I expected "Test-Tubular Adventure" to take a Weird Science-y, sexed-up turn when the clones, who are given the names Glitter and Honey and are aging at an accelerated rate, mature into full-grown women. But the episode goes in a whole different--and slightly affecting--direction. Instead of looking forward to scoring with Glitter (Mae Whitman), the clone he picked to be his date, the week Steve has spent educating Glitter (with tons of help from Roger and both the day care facility and girls' school he runs in his attic) causes him to develop parental feelings for her and call the whole sex thing off. He becomes especially parental and protective of Glitter when Snot, perhaps inspired off-screen by the "let's bang each other's sons" plot of the Naomi Watts/Robin Wright softcore flick Adore, takes Glitter away with him to the prom and intends to lose his virginity to her instead of to Honey.
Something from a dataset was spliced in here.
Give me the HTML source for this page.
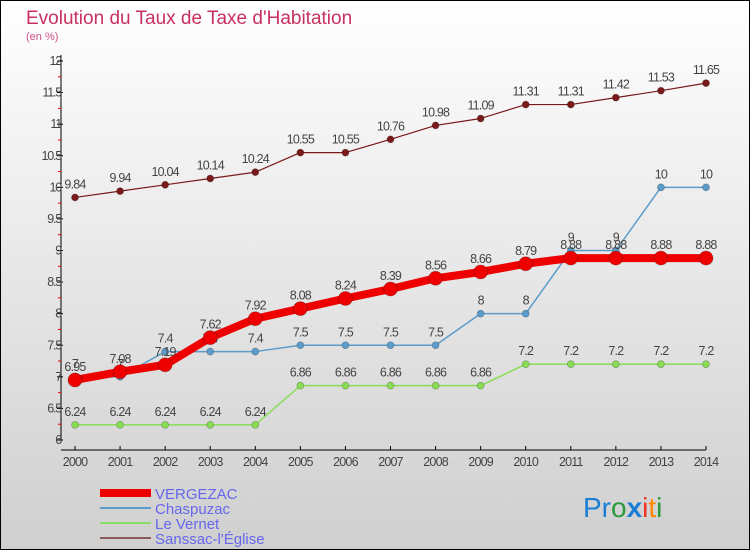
<!DOCTYPE html>
<html><head><meta charset="utf-8"><style>
body{margin:0}
svg{display:block;font-family:"Liberation Sans",sans-serif}
</style></head><body>
<svg id="c" width="750" height="550" xmlns="http://www.w3.org/2000/svg">
<defs><linearGradient id="bg" x1="0" y1="0" x2="0" y2="1"><stop offset="0" stop-color="#ffffff"/><stop offset="1" stop-color="#cfcfcf"/></linearGradient></defs>
<rect x="0.5" y="0.5" width="749" height="549" fill="url(#bg)" stroke="#000"/>
<text x="26" y="24" font-size="19" fill="#c8305f">Evolution du Taux de Taxe d'Habitation</text>
<text x="26" y="40" font-size="11" fill="#d0508a">(en %)</text>
<g id="axes"></g><g id="series"></g>
<g>
<rect x="100" y="489" width="51" height="8" fill="#ee0000"/>
<text x="155" y="499" font-size="15" fill="#6666ee">VERGEZAC</text>
<line x1="100" y1="508" x2="151" y2="508" stroke="#5b9ccb" stroke-width="2"/>
<text x="155" y="514" font-size="15" fill="#6666ee">Chaspuzac</text>
<line x1="100" y1="523" x2="151" y2="523" stroke="#88dd66" stroke-width="2"/>
<text x="155" y="529" font-size="15" fill="#6666ee">Le Vernet</text>
<line x1="100" y1="538" x2="151" y2="538" stroke="#8b5a5a" stroke-width="2"/>
<text x="155" y="544" font-size="15" fill="#6666ee">Sanssac-l'Église</text>
</g>
<text x="583" y="517" font-size="28"><tspan fill="#1a7fd4">Pr</tspan><tspan fill="#2a9a3a">o</tspan><tspan fill="#1a7fd4" font-weight="bold">x</tspan><tspan fill="#ee3322">i</tspan><tspan fill="#ff8800">t</tspan><tspan fill="#2a9a3a">i</tspan></text>
</svg>
<script>
const years=[2000,2001,2002,2003,2004,2005,2006,2007,2008,2009,2010,2011,2012,2013,2014];
const vergezac=[6.95,7.08,7.19,7.62,7.92,8.08,8.24,8.39,8.56,8.66,8.79,8.88,8.88,8.88,8.88];
const chaspuzac=[7,7,7.4,7.4,7.4,7.5,7.5,7.5,7.5,8,8,9,9,10,10];
const leVernet=[6.24,6.24,6.24,6.24,6.24,6.86,6.86,6.86,6.86,6.86,7.2,7.2,7.2,7.2,7.2];
const sanssac=[9.84,9.94,10.04,10.14,10.24,10.55,10.55,10.76,10.98,11.09,11.31,11.31,11.42,11.53,11.65];
const yTicks=[6,6.5,7,7.5,8,8.5,9,9.5,10,10.5,11,11.5,12];
const NS="http://www.w3.org/2000/svg";
const x=i=>75+i*(706-75)/(years.length-1);
const y=v=>440-(v-6)*(440-61)/6;
function el(t,a,p){const e=document.createElementNS(NS,t);for(const k in a)e.setAttribute(k,a[k]);p.appendChild(e);return e;}
const ax=document.getElementById('axes'),se=document.getElementById('series');
const yl=el('line',{x1:61,y1:55,x2:61,y2:440,stroke:'#000'},ax);


const xl=el('line',{x1:61,y1:450,x2:706,y2:450,stroke:'#000'},ax);


yTicks.forEach((v,i)=>{
 el('line',{x1:57,y1:y(v),x2:63,y2:y(v),stroke:'#000'},ax);
 if(i<yTicks.length-1) el('line',{x1:58,y1:y(v+0.25),x2:61,y2:y(v+0.25),stroke:'#e00'},ax);
 const t=el('text',{x:61,y:y(v)+4,'font-size':12.5,fill:'#444','text-anchor':'end','letter-spacing':'-1.2'},ax);
 t.textContent=String(v);
 
 
});
years.forEach((yr,i)=>{
 el('line',{x1:x(i),y1:446,x2:x(i),y2:450,stroke:'#000'},ax);
 const t=el('text',{x:x(i),y:466,'font-size':12.5,fill:'#444','text-anchor':'middle','letter-spacing':'-0.8'},ax);
 t.textContent=yr;
 
 
});
function series(vals,color,w,r,name){
 const g=el('g',{},se);
 
 
 el('polyline',{points:vals.map((v,i)=>x(i)+','+y(v)).join(' '),fill:'none',stroke:color,'stroke-width':w,'stroke-linejoin':'round'},g);
 vals.forEach((v,i)=>{
  const c=el('circle',{cx:x(i),cy:y(v),r:r,fill:color,stroke:'rgba(0,0,0,0.25)','stroke-width':0.8},g);
  
  
  const t=el('text',{x:x(i),y:y(v)-9,'font-size':12.5,fill:'#444','text-anchor':'middle','letter-spacing':'-0.8'},g);
  t.textContent=String(v);
  
  
 });
}
series(leVernet,'#88dd55',1.5,3.5,'le-vernet');
series(chaspuzac,'#5b9ccb',1.5,3.5,'chaspuzac');
series(sanssac,'#7a1a1a',1.2,3.5,'sanssac');
series(vergezac,'#ee0000',8,7,'vergezac');
</script>
</body></html>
Add some equally unexpected and cleverly integrated Blade Runner in-jokes in the climax (the funniest of these is the "Dystopian Nights" prom theme, complete with a Blade Runner Jumbotron of a geisha who's advertising an energy drink) and a couple of great payoffs to a running joke involving a cloned dodo bird that keeps cheating death, and you have an enjoyably twisty season premiere that leaves you wondering, "What was Fox thinking when it agreed to dump this surprisingly un-hacky MacFarlane cartoon from its lineup?"
Memorable quotes:
* A genuinely moved Snot to Steve: "Naming your sex clone after your great-grandmother: that's a nice way to honor her."
* "No parent should have to bury their child, which is why your mother and I have arranged for you to be cremated."